The procedure of Example 7 is again repeated except that the time of exposure to the microwaves is increased to 60 seconds. The sulfur and oxygen contents are reduced to 0.04 wt. % and 4.5 wt. %.
The Illinois coal of Example 5 is ground to pass through a 100 mesh screen. It is dried by heating to 250° F. and agitating with dry hydrogen gas. The dry coal is then subjected to 500 psi hydrogen pressure and simultaneously to microwaves of 13.5 and 60 megacycles for 30 seconds. The sulfur, oxygen and nitrogen contents are reduced to 0.01 wt. %, 2.2 wt. % and 0.75 wt. %, respectively. Hydrogen consumption is 5,160 scf per ton of coal and ammonia production is 25 lbs per ton of coal.
The Illinois coal of Example 5 is crushed to an average particle diameter of about 3/8 inch (commonly called "pea size") and dried at 250° C. for 60 minutes to reduce the moisture content to below about 0.2 wt. %. The dried coal at a hydrogen pressure of 250 psi. is subjected simultaneously to the output of three microwave sources having frequencies of 18, 2.5 and 500 megacycles for 30 seconds. The sulfur, oxygen and nitrogen content of the coal is reduced to 0.01, 1.1 and 1.8 wt. %, respectively. Hydrogen consumed is 6,775 scf per ton of coal and ammonia production is 42.5 lbs. per ton of coal.
Example 11 is repeated except, instead of subjecting the coal to the simultaneous action of three microwave frequencies for 30 seconds, the coal is subjected to the three different microwave frequencies individually in immediate sequence (first 18, then 2.5, and finally 500 megacycles) for 10 seconds each.

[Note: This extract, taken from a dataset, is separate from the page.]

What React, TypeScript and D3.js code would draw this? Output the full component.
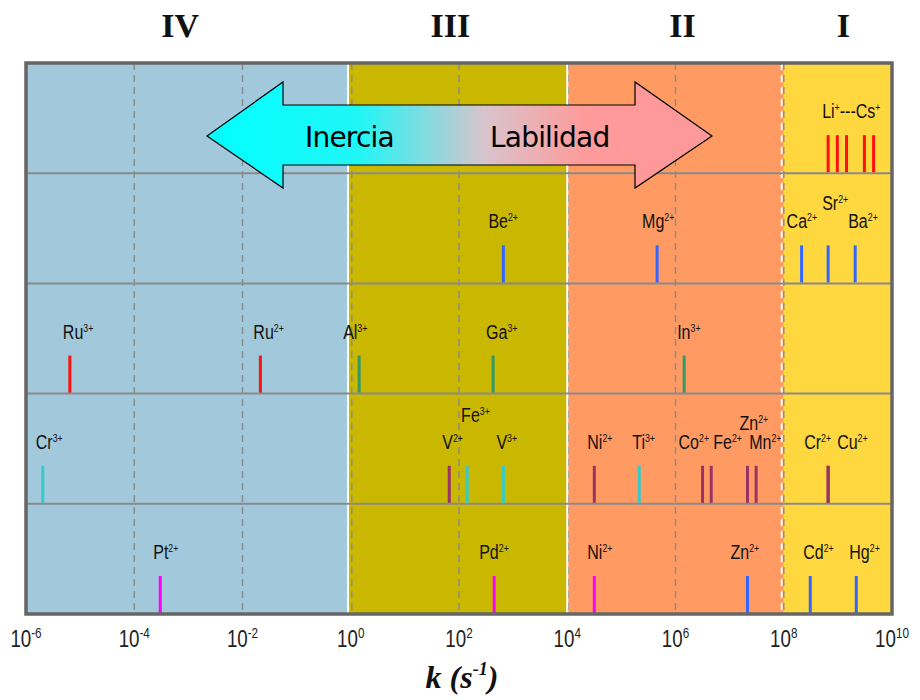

Substantially the same results were obtained as described for Example 11.
A petroleum fraction (naphtha) having a boiling range of from about 400° F. to 500° F. and a sulfur content of about 1 wt. % is introduced into an autoclave reactor fitted with a microwave generator. Hydrogen is introduced into the autoclave to a pressure of 1,000 psi. At ambient temperature the hydrogen-naphtha mixture is subjected to microwave energy of 1,000 megacycles for 40 seconds. The reactor is depressurized and dissolved gases driven from the naphtha by heating with agitation. The sulfur content of the naphtha product is 0.1 wt. %.
A topped mid-continent crude petroleum having a sulfur content of about 7 wt. % is introduced into the autoclave reactor of Example 13. Hydrogen is introduced to a pressure of 1,000 psi and the crude-hydrogen, at ambient temperature, subjected to microwave energy of 1,000 megacycles for 60 seconds. After depressurizing and removing dissolved gases, the crude petroleum product has a sulfur content of below 0.5 wt. %. Hydrogen consumption is about 450 scf. per barrel of crude petroleum.
As described above, the preferred embodiment of the present invention includes a process for reducing the sulfur content of coal without significantly converting coal hydrocarbonaceous molecules to liquid or gaseous products which comprises drying coal particles to a free moisture content of below about 0.5 percent by weight and subjecting the dry coal particles to microwave energy while in contact with hydrogen under a pressure of from atmospheric to 10,000 psi.